Textbook: "Handbook of writing for the mathematical sciences" by Nicholas J Higham, published by SIAM, any edition, strongly recommended. We will also use other optional more general sources such as "Stylish Academic Writing" by Helen Sword or Strunk and White's "The Elements of Style."
This class was created in Fall of 2018 and is co-taught by Professor Charles Peskin and Courant Instructor Charles Puelz. The class materials are hosted on the Modeling and Simulation github repository.
Prerequisite: MATH-UA.0262 Ordinary Differential Equations. Experience in computer programming (or willingness to learn in a hurry) is highly recommended.
Description: This is a project-oriented course in which students work individually or in teams on computer simulation projects that they write up and present to the class as a whole. Topics that will be taught in class, from which projects may be drawn, are: (1) Vibrations of structures, including the stability of buildings and bridges in earthquakes and high winds; (2) Rotational motion including gyroscopes and spinning tops, and effects of the rotating earth such as the Foucault pendulum and the gyrocompass; (3) Chemical kinetics including deterministic and stochastic simulation methods, enzyme kinetics, and molecular dynamics; (4) Synchronization and chaos in interacting nonlinear oscillator systems; (5) Electrical circuits including operational amplifiers and analog simulation, AM and FM modulation, and logic gates as the building blocks of computers; (6) Dynamic simulation of market forces and price equilibrium in economics; and (7) The use of information technology as a means to improve traffic flow.
Each student works on two projects during the semester, in teams of up to two students, each team being advised by a graduate student. No two students may work together on both projects. Projects begin with a written proposal, and also involve a presentation and a written report. Presentations will be accompanied by class discussion that may motivate additional work and follow-up presentations.
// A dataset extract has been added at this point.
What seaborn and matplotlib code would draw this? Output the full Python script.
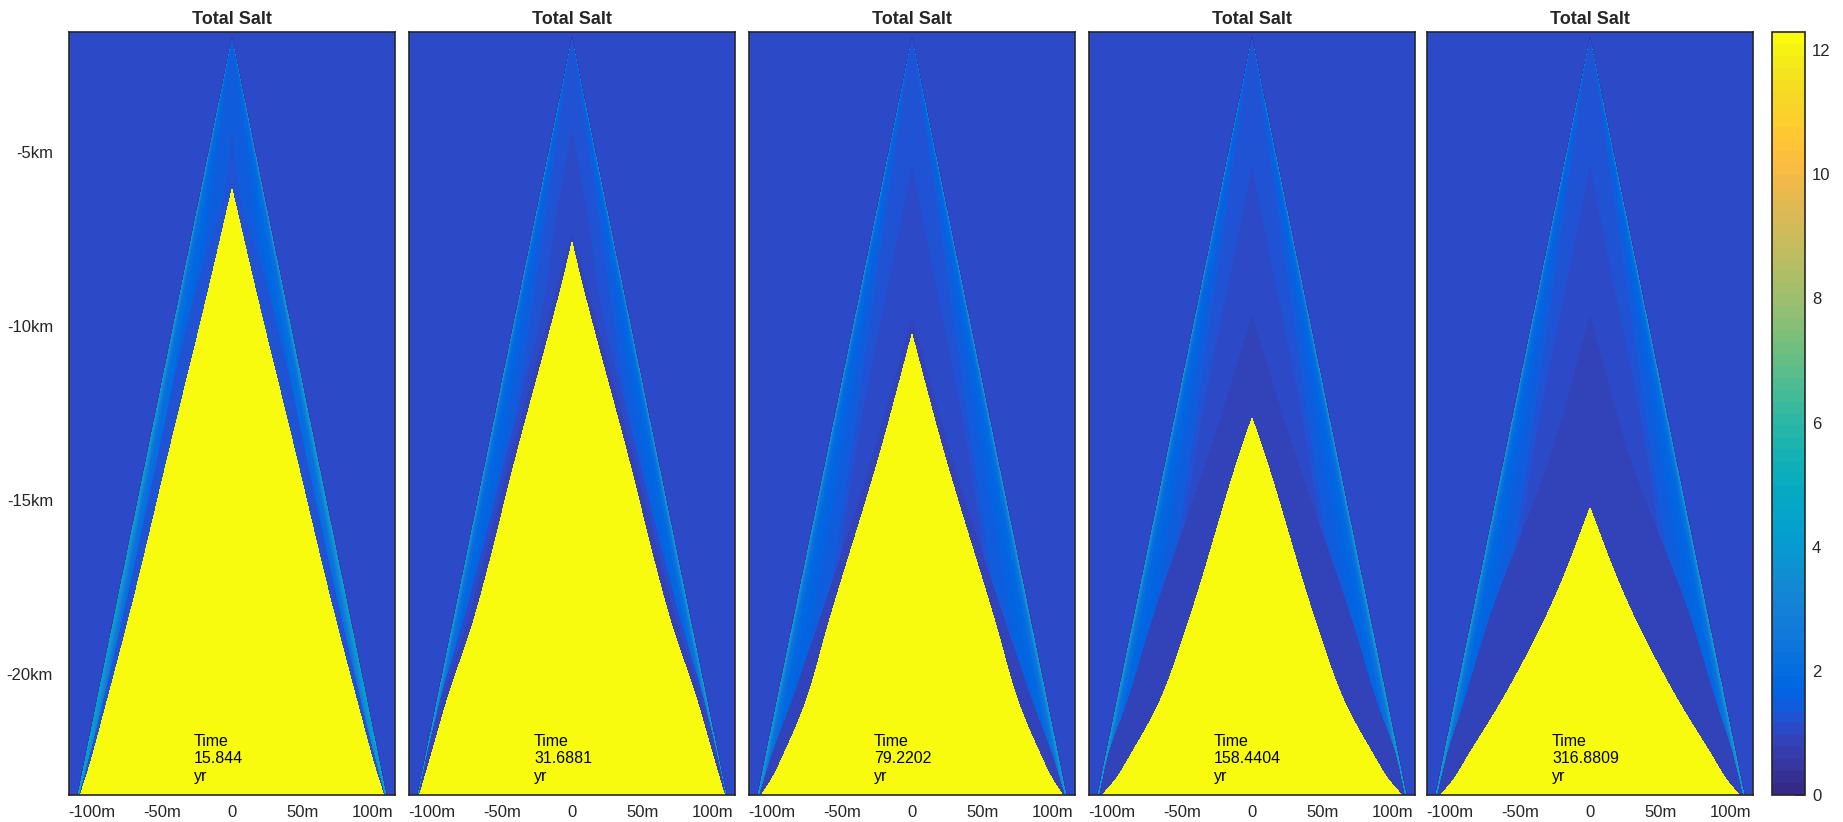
import numpy as np
import matplotlib
matplotlib.use("Agg")
import matplotlib.pyplot as plt
from matplotlib.colors import ListedColormap
import seaborn as sns

# MATLAB parula (64 entries)
PARULA = [
    [0.2081, 0.1663, 0.5292], [0.2116, 0.1898, 0.5777], [0.2123, 0.2138, 0.6270], [0.2081, 0.2386, 0.6771],
    [0.1959, 0.2645, 0.7279], [0.1707, 0.2919, 0.7792], [0.1253, 0.3242, 0.8303], [0.0591, 0.3598, 0.8683],
    [0.0117, 0.3875, 0.8820], [0.0060, 0.4086, 0.8828], [0.0165, 0.4266, 0.8786], [0.0329, 0.4430, 0.8720],
    [0.0498, 0.4586, 0.8641], [0.0629, 0.4737, 0.8554], [0.0723, 0.4887, 0.8467], [0.0779, 0.5040, 0.8384],
    [0.0793, 0.5200, 0.8312], [0.0749, 0.5375, 0.8263], [0.0641, 0.5570, 0.8240], [0.0488, 0.5772, 0.8228],
    [0.0343, 0.5966, 0.8199], [0.0265, 0.6137, 0.8135], [0.0239, 0.6287, 0.8038], [0.0231, 0.6418, 0.7913],
    [0.0228, 0.6535, 0.7768], [0.0267, 0.6642, 0.7607], [0.0384, 0.6743, 0.7436], [0.0590, 0.6838, 0.7254],
    [0.0843, 0.6928, 0.7062], [0.1133, 0.7015, 0.6859], [0.1453, 0.7098, 0.6646], [0.1801, 0.7177, 0.6424],
    [0.2178, 0.7250, 0.6193], [0.2586, 0.7317, 0.5954], [0.3022, 0.7376, 0.5712], [0.3482, 0.7424, 0.5473],
    [0.3953, 0.7459, 0.5244], [0.4420, 0.7481, 0.5033], [0.4871, 0.7491, 0.4840], [0.5300, 0.7491, 0.4661],
    [0.5709, 0.7485, 0.4494], [0.6099, 0.7473, 0.4337], [0.6473, 0.7456, 0.4188], [0.6834, 0.7435, 0.4044],
    [0.7184, 0.7411, 0.3905], [0.7525, 0.7384, 0.3768], [0.7858, 0.7356, 0.3633], [0.8185, 0.7327, 0.3498],
    [0.8507, 0.7299, 0.3360], [0.8824, 0.7274, 0.3217], [0.9139, 0.7258, 0.3063], [0.9450, 0.7261, 0.2886],
    [0.9739, 0.7314, 0.2666], [0.9938, 0.7455, 0.2403], [0.9990, 0.7653, 0.2164], [0.9955, 0.7861, 0.1967],
    [0.9880, 0.8066, 0.1794], [0.9789, 0.8271, 0.1633], [0.9697, 0.8481, 0.1475], [0.9626, 0.8705, 0.1309],
    [0.9589, 0.8949, 0.1132], [0.9598, 0.9218, 0.0948], [0.9661, 0.9514, 0.0755], [0.9763, 0.9831, 0.0538],
]

# ---- data ----
times = ["15.844", "31.6881", "79.2202", "158.4404", "316.8809"]

x_ticks = [-100, -50, 0, 50, 100]
x_tick_labels = ["-100m", "-50m", "0", "50m", "100m"]
y_tick_marks = [-3.53, -8.53, -13.53, -18.53]
y_label_pos = [-5, -10, -15, -20]
y_tick_labels = ["-5km", "-10km", "-15km", "-20km"]
cbar_ticks = [0, 2, 4, 6, 8, 10, 12]

x_lo, x_hi = -116.0, 116.0          # m
y_top, y_bot = -1.55, -23.48        # km
salt_max = 12.29
salt_bg = 1.05
salt_edge_line = 0.6

# outer wedge (m half-width, km depth)
outer_apex = -1.7
outer_base_depth = -23.5
outer_base_hw = 110.0

# yellow (saturated) region boundary: depth (km) -> half-width (m)
yellow_depth = [
    [-6.0, -9.25, -13.5, -17.87, -20.74, -22.67, -23.5],
    [-7.53, -8.55, -13.57, -18.55, -20.69, -22.34, -23.5],
    [-10.18, -13.57, -18.55, -20.69, -22.34, -23.0, -23.5],
    [-12.60, -13.57, -18.55, -20.69, -22.34, -23.0, -23.5],
    [-15.19, -17.39, -18.55, -20.69, -22.34, -23.0, -23.5],
]
yellow_hw = [
    [0, 18.8, 44.5, 70.5, 89, 102, 108.5],
    [0, 6, 39, 71, 88.8, 100.6, 109],
    [0, 22.5, 59.8, 75, 92, 100, 108],
    [0, 8.3, 46, 65, 87, 97, 107.5],
    [0, 21, 34, 62, 87, 97, 107],
]

# dark core around the yellow region
core_value = [0.85, 0.85, 0.85, 0.85, 0.85]
core_depth = [
    [],
    [-7.3, -8.55, -13.57, -18.55, -20.69, -22.34, -23.5],
    [-9.68, -13.57, -18.55, -20.69, -22.34, -23.5],
    [-9.68, -13.57, -18.55, -20.69, -22.34, -23.5],
    [-9.68, -13.57, -18.55, -20.69, -22.34, -23.5],
]
core_hw = [
    [],
    [0, 8.5, 42.5, 75, 92, 103, 109.5],
    [0, 27, 67, 85, 100, 109],
    [0, 30, 72, 88, 102.5, 109],
    [0, 27, 73, 89, 102, 109],
]

# inner wedge between the edge bands and the core
mid_value = [1.25, 1.05, 1.05, 1.05, 1.05]
mid_depth = [
    [-4.2, -6.0, -8.8, -17.87, -20.74, -22.67, -23.5],
    [-4.3, -7.53, -8.55, -13.57, -18.55, -20.69, -22.34, -23.5],
    [-5.4, -7.82, -13.57, -18.55, -23.5],
    [-5.4, -7.82, -13.57, -18.55, -23.5],
    [-5.4, -7.82, -13.57, -18.55, -23.5],
]
mid_hw = [
    [0, 4.7, 25, 75, 91.5, 103.5, 109],
    [0, 14, 17, 46, 78, 93.5, 103.5, 109.5],
    [0, 12, 40, 58, 75],
    [0, 12, 40, 58, 75],
    [0, 12, 40, 58, 75],
]

# bands just inside the outer edge: distance from edge (fraction) -> salt
band_s = [
    [0, 0.05, 0.10, 0.30, 0.45, 1.0],
    [0, 0.025, 0.06, 0.13, 0.30, 1.0],
    [0, 0.025, 0.06, 0.13, 0.30, 1.0],
    [0, 0.025, 0.06, 0.13, 0.30, 1.0],
    [0, 0.025, 0.06, 0.13, 0.30, 1.0],
]
band_v = [
    [4.6, 2.4, 2.0, 1.65, 1.4, 1.35],
    [4.6, 2.4, 1.9, 1.6, 1.3, 1.3],
    [4.6, 2.4, 1.9, 1.6, 1.3, 1.3],
    [4.6, 2.4, 1.9, 1.6, 1.3, 1.3],
    [4.6, 2.4, 1.9, 1.6, 1.3, 1.3],
]

# ---- grid ----
nx, ny = 326, 763
xc = x_lo + (np.arange(nx) + 0.5) * (x_hi - x_lo) / nx
yc = y_top + (np.arange(ny) + 0.5) * (y_bot - y_top) / ny
X, Y = np.meshgrid(xc, yc)


def to_col(x):
    return (np.asarray(x, dtype=float) - x_lo) / (x_hi - x_lo) * nx


def to_row(y):
    return (y_top - np.asarray(y, dtype=float)) / (y_top - y_bot) * ny


def pchip(xp, yp, x):
    """Monotone cubic through the read points, so boundaries come out smooth"""
    xp = np.asarray(xp, float)
    yp = np.asarray(yp, float)
    h = np.diff(xp)
    d = np.diff(yp) / h
    m = np.zeros_like(yp)
    m[0], m[-1] = d[0], d[-1]
    for k in range(1, len(xp) - 1):
        if d[k - 1] * d[k] > 0:
            w1 = 2 * h[k] + h[k - 1]
            w2 = h[k] + 2 * h[k - 1]
            m[k] = (w1 + w2) / (w1 / d[k - 1] + w2 / d[k])
    xc_ = np.clip(x, xp[0], xp[-1])
    k = np.clip(np.searchsorted(xp, xc_) - 1, 0, len(xp) - 2)
    t = (xc_ - xp[k]) / h[k]
    h00 = 2 * t**3 - 3 * t**2 + 1
    h10 = t**3 - 2 * t**2 + t
    h01 = -2 * t**3 + 3 * t**2
    h11 = t**3 - t**2
    out = h00 * yp[k] + h10 * h[k] * m[k] + h01 * yp[k + 1] + h11 * h[k] * m[k + 1]
    out[x < xp[0]] = 0.0
    return out


def halfwidth(depths, hws):
    if len(depths) == 0:
        return np.zeros_like(Y)
    return pchip(-np.asarray(depths), hws, -Y)


def salt_field(i):
    ax_ = np.abs(X)
    w_out = np.clip(outer_base_hw * (outer_apex - Y) / (outer_apex - outer_base_depth), 0, None)
    Z = np.full(X.shape, salt_bg)
    inside = ax_ < w_out
    s = 1 - ax_[inside] / w_out[inside]
    Z[inside] = np.interp(s, band_s[i], band_v[i])
    edge = (ax_ >= w_out) & (ax_ < w_out + 0.6) & (w_out > 0)
    Z[edge] = salt_edge_line
    for depths, hws, val in [(mid_depth[i], mid_hw[i], mid_value[i]),
                             (core_depth[i], core_hw[i], core_value[i]),
                             (yellow_depth[i], yellow_hw[i], salt_max)]:
        hw = np.minimum(halfwidth(depths, hws), w_out)
        Z[ax_ < hw] = val
    return Z


sns.set_theme(style="white")
plt.rcParams['font.family'] = ['Liberation Sans', 'DejaVu Sans']

W, H = 1843, 822
fig = plt.figure(figsize=(W / 100, H / 100), dpi=100)
cmap = ListedColormap(PARULA)

lefts = [69, 409, 749, 1089, 1427]
top_px, bot_px, width_px = 32, 795, 326
cax = fig.add_axes([1772 / W, (H - bot_px) / H, 33 / W, (bot_px - top_px) / H])

for i, t in enumerate(times):
    ax = fig.add_axes([lefts[i] / W, (H - bot_px) / H, width_px / W, (bot_px - top_px) / H])
    last = i == len(times) - 1
    sns.heatmap(salt_field(i), ax=ax, cmap=cmap, vmin=0, vmax=salt_max,
                xticklabels=False, yticklabels=False,
                cbar=last, cbar_ax=cax if last else None, rasterized=True)

    for sp in ax.spines.values():
        sp.set_visible(True)
        sp.set_color('0.15')
        sp.set_linewidth(1.2)

    ax.set_xticks(to_col(x_ticks))
    ax.set_xticklabels(x_tick_labels)
    ax.set_yticks(to_row(y_tick_marks))
    ax.set_yticklabels([])
    ax.set_yticks(to_row(y_label_pos), minor=True)
    ax.set_yticklabels(y_tick_labels if i == 0 else [], minor=True)
    ax.tick_params(axis='both', which='major', direction='in', length=5.5, width=1.1,
                   color='0.15', top=True, bottom=True, left=True, right=True, labelsize=12)
    ax.tick_params(axis='x', which='major', pad=7)
    ax.tick_params(axis='y', which='minor', length=0, left=True, pad=11.5, labelsize=12,
                   labelleft=(i == 0))
    ax.tick_params(axis='y', which='major', labelleft=False)

    ax.set_title("Total Salt", fontsize=13, fontweight='bold', pad=6)
    ax.text(to_col(-27), to_row(-21.72), f"Time\n{t}\nyr", fontsize=11.5,
            ha='left', va='top', color='black')

mappable = fig.axes[-1].collections[0]
cb = mappable.colorbar
cb.outline.set_linewidth(1.2)
cb.outline.set_edgecolor('0.15')
cb.set_ticks(cbar_ticks)
cb.set_ticklabels([str(v) for v in cbar_ticks])
cax.tick_params(direction='in', length=7, width=1.1, color='0.15', right=True, left=False,
                labelsize=12, pad=5)

fig.savefig("out.png", dpi=100)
Class Projects for Fall 2018 included: nuclear fusion in a thermal box, circadian oscillators and synchronization, shooting a basketball, gyroscopes, ride-sharing and traffic flow modeling, options pricing, growth of skeletal muscles, contact of balls with the ground, circulation modeling in congenital heart defects, axial flow in a compliant tube, gyrocompass modeling, spreading of infections, double slit experiment, chemical reactions in cells, double pendulum, biomolecular motors, fruit growth and nutrient flow, biased coins, robotic arms, dynamics of structures with controllers, stability of an Icelandic clock tower, minimal surfaces approximated by faceted surfaces, enzyme kinetics, calcium release, rotating wheels with friction, structural stability and earthquakes, suspension bridges, parachute modeling, Coulomb scattering.